Meller movió la cabeza en tono de reproche.
— ¡Usted no lo entiende aún! De esto podemos dar las gracias a los constructores de Ketz. A pesar del hecho que existía la opinión que los rayos cósmicos no representaban ningún peligro, los que construyeron esta base utilizaron capas aislantes que nos resguardan de la acción de las radiaciones cósmicas más fuertes. ¿Comprende?
— Yo no sabía esto…
— Por el contrario, parte de los laboratorios, el de fisiología de las plantas y el zoolaboratorio, fueron creados de manera que sus paredes dejaran pasar la máxima cantidad de rayos cósmicos. Nosotros debíamos determinar qué influencia podían tener en el organismo de los animales y vegetales. Así, todos nuestros experimentos en moscas y demás animales se basan en esto. ¿Todas estas mutaciones de dónde provienen? Por la influencia de las radiaciones cósmicas. ¿Usted lo sabe?
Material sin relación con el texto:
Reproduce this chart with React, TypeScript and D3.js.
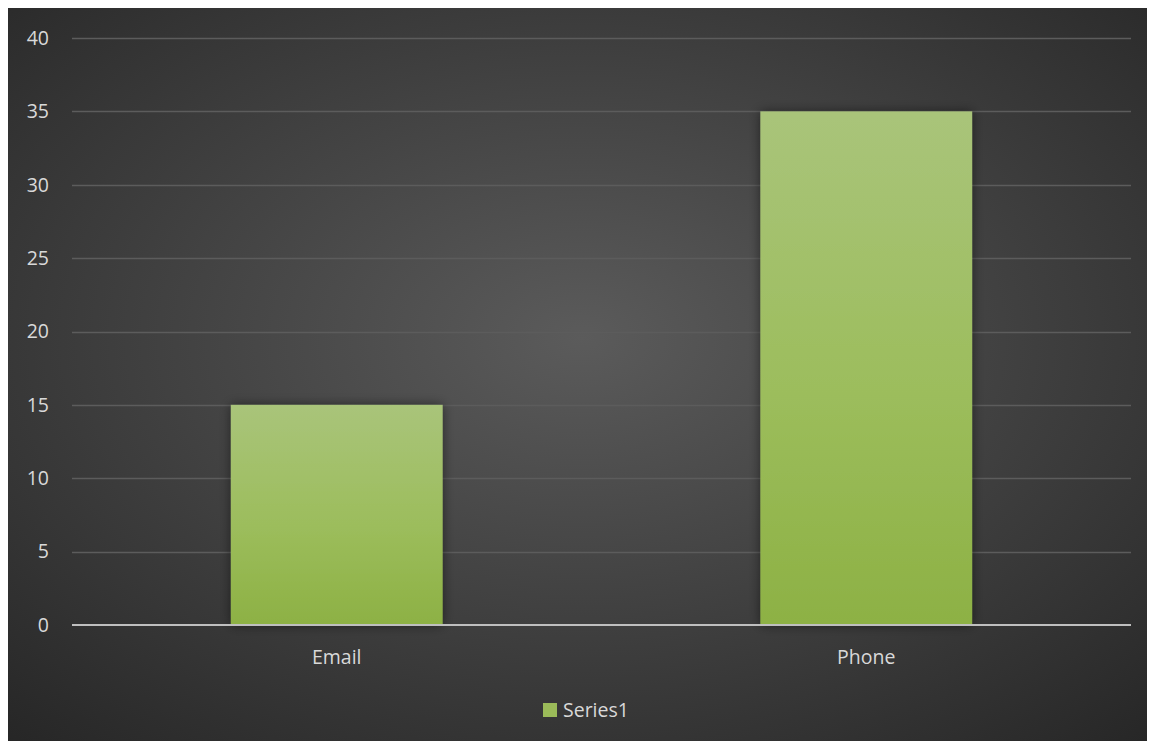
import React from "react";
import * as d3 from "d3";

const categories = ["Email", "Phone"];
const values = [15, 35];
const yTicks = [0, 5, 10, 15, 20, 25, 30, 35, 40];
const seriesName = "Series1";

const W = 1147;
const H = 733;
const margin = { left: 64, right: 24, top: 30, bottom: 115 };

export default function App() {
  const x = d3
    .scaleBand<string>()
    .domain(categories)
    .range([margin.left, W - margin.right])
    .paddingInner(0.6)
    .paddingOuter(0.3);
  const band = d3.scaleBand<string>().domain(categories).range([margin.left, W - margin.right]);
  const y = d3.scaleLinear().domain([0, 40]).range([H - margin.bottom - 1, margin.top]);
  const font = "'Open Sans', 'Liberation Sans', sans-serif";
  return (
    <svg width={W} height={H} style={{ display: "block" }}>
      <defs>
        <radialGradient id="bg" cx="50%" cy="45%" r="75%">
          <stop offset="0%" stopColor="#5b5b5b" />
          <stop offset="100%" stopColor="#262626" />
        </radialGradient>
        <linearGradient id="bar" x1="0" y1="0" x2="0" y2="1">
          <stop offset="0%" stopColor="#a9c47a" />
          <stop offset="55%" stopColor="#9cbd5c" />
          <stop offset="100%" stopColor="#8db144" />
        </linearGradient>
        <filter id="shadow" x="-20%" y="-20%" width="140%" height="140%">
          <feGaussianBlur in="SourceAlpha" stdDeviation="6" />
          <feOffset dx="0" dy="0" result="b" />
          <feComponentTransfer>
            <feFuncA type="linear" slope="0.5" />
          </feComponentTransfer>
          <feMerge>
            <feMergeNode />
            <feMergeNode in="SourceGraphic" />
          </feMerge>
        </filter>
      </defs>
      <rect x={0} y={0} width={W} height={H} fill="url(#bg)" />
      {yTicks.map((t) => (
        <g key={t}>
          {t !== 0 && (
            <line
              x1={margin.left}
              x2={W - margin.right}
              y1={Math.round(y(t)) + 0.5}
              y2={Math.round(y(t)) + 0.5}
              stroke="#5c5c5c"
              strokeWidth={1.5}
            />
          )}
          <text
            x={41}
            y={y(t)}
            dy="0.35em"
            textAnchor="end"
            fill="#d9d9d9"
            fontSize={19.5}
            fontFamily={font}
          >
            {t}
          </text>
        </g>
      ))}
      {categories.map((c, i) => (
        <rect
          key={c}
          x={x(c)}
          y={y(values[i])}
          width={x.bandwidth()}
          height={y(0) - y(values[i])}
          fill="url(#bar)"
          filter="url(#shadow)"
        />
      ))}
      <line
        x1={margin.left}
        x2={W - margin.right}
        y1={y(0)}
        y2={y(0)}
        stroke="#bfbfbf"
        strokeWidth={2}
      />
      {categories.map((c) => (
        <text
          key={c}
          x={(band(c) as number) + band.bandwidth() / 2}
          y={y(0) + 32}
          dy="0.35em"
          textAnchor="middle"
          fill="#d9d9d9"
          fontSize={19.5}
          fontFamily={font}
        >
          {c}
        </text>
      ))}
      <g>
        <rect x={535} y={695} width={14} height={14} fill="#9bbb59" />
        <text x={555} y={702} dy="0.35em" fill="#d9d9d9" fontSize={19.5} fontFamily={font}>
          {seriesName}
        </text>
      </g>
    </svg>
  );
}
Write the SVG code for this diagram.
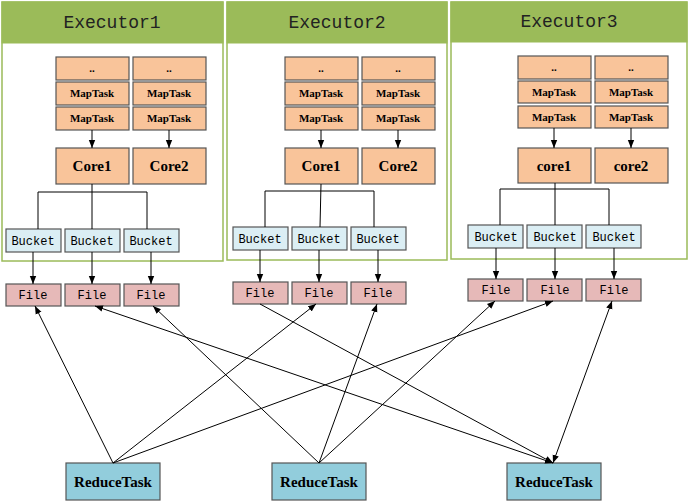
<svg xmlns="http://www.w3.org/2000/svg" width="692" height="503" viewBox="0 0 692 503">
<defs>
<marker id="a" viewBox="0 0 10 10" refX="10" refY="5" markerWidth="8" markerHeight="8" orient="auto-start-reverse"><path d="M0,1 L10,5 L0,9 z" fill="#000"/></marker>
<style>
.ex{fill:#fff;stroke:#9bbb59;stroke-width:1.5}
.hd{fill:#9bbb59;stroke:#9bbb59}
.ht{font:18px "Liberation Mono",monospace;fill:#222;text-anchor:middle}
.o{fill:#f9c49a;stroke:#555;stroke-width:1.2}
.b{fill:#dbeef4;stroke:#555;stroke-width:1.2}
.f{fill:#e6b9b8;stroke:#555;stroke-width:1.2}
.r{fill:#92cddc;stroke:#555;stroke-width:1.2}
.t{font:bold 11px "Liberation Serif",serif;text-anchor:middle}
.c{font:bold 15px "Liberation Serif",serif;text-anchor:middle}
.m{font:12px "Liberation Mono",monospace;text-anchor:middle}
.l{stroke:#000;stroke-width:1;fill:none}
.k{stroke:#000;stroke-width:1;fill:none;marker-end:url(#a)}
</style>
</defs>
<g id="executor1"><rect class="ex" x="2" y="2" width="221" height="259"/><rect class="hd" x="2" y="2" width="221" height="41"/><text class="ht" x="112" y="28">Executor1</text></g>
<g id="executor2"><rect class="ex" x="227" y="2" width="220" height="258"/><rect class="hd" x="227" y="2" width="220" height="41"/><text class="ht" x="337" y="28">Executor2</text></g>
<g id="executor3"><rect class="ex" x="451" y="2" width="236" height="257"/><rect class="hd" x="451" y="2" width="236" height="40"/><text class="ht" x="569" y="27">Executor3</text></g>

<g id="e1-tasks">
<rect class="o" x="56" y="57" width="73" height="23"/><text class="t" x="92" y="72">..</text>
<rect class="o" x="56" y="82" width="73" height="23"/><text class="t" x="92" y="97">MapTask</text>
<rect class="o" x="56" y="107" width="73" height="23"/><text class="t" x="92" y="122">MapTask</text>
<rect class="o" x="133" y="57" width="73" height="23"/><text class="t" x="169" y="72">..</text>
<rect class="o" x="133" y="82" width="73" height="23"/><text class="t" x="169" y="97">MapTask</text>
<rect class="o" x="133" y="107" width="73" height="23"/><text class="t" x="169" y="122">MapTask</text>
</g>
<g id="e1-core1"><rect class="o" x="56" y="148" width="73" height="36"/><text class="c" x="92" y="171">Core1</text></g>
<g id="e1-core2"><rect class="o" x="133" y="148" width="73" height="36"/><text class="c" x="169" y="171">Core2</text></g>
<g id="e1-buckets">
<rect class="b" x="6" y="229" width="55" height="23"/><text class="m" x="33" y="245">Bucket</text>
<rect class="b" x="65" y="229" width="55" height="23"/><text class="m" x="92" y="245">Bucket</text>
<rect class="b" x="124" y="229" width="55" height="23"/><text class="m" x="151" y="245">Bucket</text>
</g>
<g id="e1-files">
<rect class="f" x="6" y="284" width="55" height="22"/><text class="m" x="33" y="299">File</text>
<rect class="f" x="65" y="284" width="55" height="22"/><text class="m" x="92" y="299">File</text>
<rect class="f" x="124" y="284" width="55" height="22"/><text class="m" x="151" y="299">File</text>
</g>

<g id="e2-tasks">
<rect class="o" x="285" y="57" width="73" height="23"/><text class="t" x="321" y="72">..</text>
<rect class="o" x="285" y="82" width="73" height="23"/><text class="t" x="321" y="97">MapTask</text>
<rect class="o" x="285" y="107" width="73" height="23"/><text class="t" x="321" y="122">MapTask</text>
<rect class="o" x="362" y="57" width="73" height="23"/><text class="t" x="398" y="72">..</text>
<rect class="o" x="362" y="82" width="73" height="23"/><text class="t" x="398" y="97">MapTask</text>
<rect class="o" x="362" y="107" width="73" height="23"/><text class="t" x="398" y="122">MapTask</text>
</g>
<g id="e2-core1"><rect class="o" x="285" y="148" width="73" height="36"/><text class="c" x="321" y="171">Core1</text></g>
<g id="e2-core2"><rect class="o" x="362" y="148" width="73" height="36"/><text class="c" x="398" y="171">Core2</text></g>
<g id="e2-buckets">
<rect class="b" x="233" y="227" width="55" height="23"/><text class="m" x="260" y="243">Bucket</text>
<rect class="b" x="292" y="227" width="55" height="23"/><text class="m" x="319" y="243">Bucket</text>
<rect class="b" x="351" y="227" width="55" height="23"/><text class="m" x="378" y="243">Bucket</text>
</g>
<g id="e2-files">
<rect class="f" x="233" y="282" width="55" height="22"/><text class="m" x="260" y="297">File</text>
<rect class="f" x="292" y="282" width="55" height="22"/><text class="m" x="319" y="297">File</text>
<rect class="f" x="351" y="282" width="55" height="22"/><text class="m" x="378" y="297">File</text>
</g>

<g id="e3-tasks">
<rect class="o" x="518" y="56" width="73" height="23"/><text class="t" x="554" y="71">..</text>
<rect class="o" x="518" y="81" width="73" height="22"/><text class="t" x="554" y="96">MapTask</text>
<rect class="o" x="518" y="106" width="73" height="22"/><text class="t" x="554" y="121">MapTask</text>
<rect class="o" x="595" y="56" width="73" height="23"/><text class="t" x="631" y="71">..</text>
<rect class="o" x="595" y="81" width="73" height="22"/><text class="t" x="631" y="96">MapTask</text>
<rect class="o" x="595" y="106" width="73" height="22"/><text class="t" x="631" y="121">MapTask</text>
</g>
<g id="e3-core1"><rect class="o" x="518" y="148" width="73" height="35"/><text class="c" x="554" y="171">core1</text></g>
<g id="e3-core2"><rect class="o" x="595" y="148" width="73" height="35"/><text class="c" x="631" y="171">core2</text></g>
<g id="e3-buckets">
<rect class="b" x="468" y="225" width="55" height="23"/><text class="m" x="496" y="241">Bucket</text>
<rect class="b" x="527" y="225" width="55" height="23"/><text class="m" x="555" y="241">Bucket</text>
<rect class="b" x="586" y="225" width="55" height="23"/><text class="m" x="614" y="241">Bucket</text>
</g>
<g id="e3-files">
<rect class="f" x="468" y="279" width="55" height="22"/><text class="m" x="496" y="294">File</text>
<rect class="f" x="527" y="279" width="55" height="22"/><text class="m" x="555" y="294">File</text>
<rect class="f" x="586" y="279" width="55" height="22"/><text class="m" x="614" y="294">File</text>
</g>

<g id="r1"><rect class="r" x="66" y="463" width="94" height="37"/><text class="c" x="113" y="487">ReduceTask</text></g>
<g id="r2"><rect class="r" x="272" y="463" width="94" height="37"/><text class="c" x="319" y="487">ReduceTask</text></g>
<g id="r3"><rect class="r" x="507" y="463" width="94" height="37"/><text class="c" x="554" y="487">ReduceTask</text></g>

<g id="connectors">
<path class="k" d="M92,130 V148"/><path class="k" d="M169,130 V148"/>
<path class="k" d="M321,130 V148"/><path class="k" d="M398,130 V148"/>
<path class="k" d="M554,128 V148"/><path class="k" d="M631,128 V148"/>
<path class="l" d="M92,184 V229 M38,229 V192 H147 V229"/>
<path class="l" d="M321,184 L320,227 M265,227 V191 H374 V227"/>
<path class="l" d="M555,183 V225 M500,225 V189 H609 V225"/>
<path class="k" d="M33,252 V284"/><path class="k" d="M92,252 V284"/><path class="k" d="M151,252 V284"/>
<path class="k" d="M260,250 V282"/><path class="k" d="M319,250 V282"/><path class="k" d="M378,250 V282"/>
<path class="k" d="M496,248 V279"/><path class="k" d="M555,248 V279"/><path class="k" d="M614,248 V279"/>
<path class="k" d="M113,463 L35,306"/>
<path class="k" d="M113,463 L316,304"/>
<path class="k" d="M113,463 L553,301"/>
<path class="k" d="M319,463 L153,306"/>
<path class="k" d="M319,463 L377,304"/>
<path class="k" d="M319,463 L495,301"/>
<path class="k" d="M260,304 L553,463"/>
<path class="k" style="marker-start:url(#a)" d="M95,306 L553,463"/>
<path class="k" style="marker-start:url(#a)" d="M553,463 L612,301"/>
</g>
</svg>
— Sí, lo sé. Y ahora comprendo…
— Finalmente. Las moscas drosófilas cambian; los perros, cabritos, ovejas, etc., se transforman en monstruos. Y ustedes mismos, ¿es que son de otra pasta? ¿En ellos influyen y en ustedes no? ¡Y yo sabía esto! Lo sabía y lo advertía. Pero algunos biólogos como usted me persuadían: ¡no hay peligro! Y hemos llevado a uno a la locura y otro a la deformidad. Los rayos cósmicos afectaron las glándulas y las glándulas influenciaron en las funciones fisiológicas y psíquicas. Esto está claro…, Falieev padece acromegalía. Con esta enfermedad espero poder luchar. Pero con Kramer la cosa es ya más seria. Sí, y si usted hubiera trabajado en este laboratorio unos dos años, seguramente le hubiera sucedido algo parecido.
— ¿Y cómo vamos a proseguir? Yo no puedo dejar el trabajo empezado.
— Y no lo deje. Algo pensaremos. Bien trabajan los radiólogos con radiaciones peligrosas. Hace falta tan sólo saber aislarse. Trajes aislantes. Los animales en experimentación pueden encontrarse bajo la acción directa de los rayos, pero los científicos y asistentes, bajo «tejados» que no dejen pasar la «lluvia» cósmica. Y entrar en las cámaras de experimentación sólo con los trajes «aislantes» puestos. Yo daré órdenes para que nuestros ingenieros preparen todo lo necesario.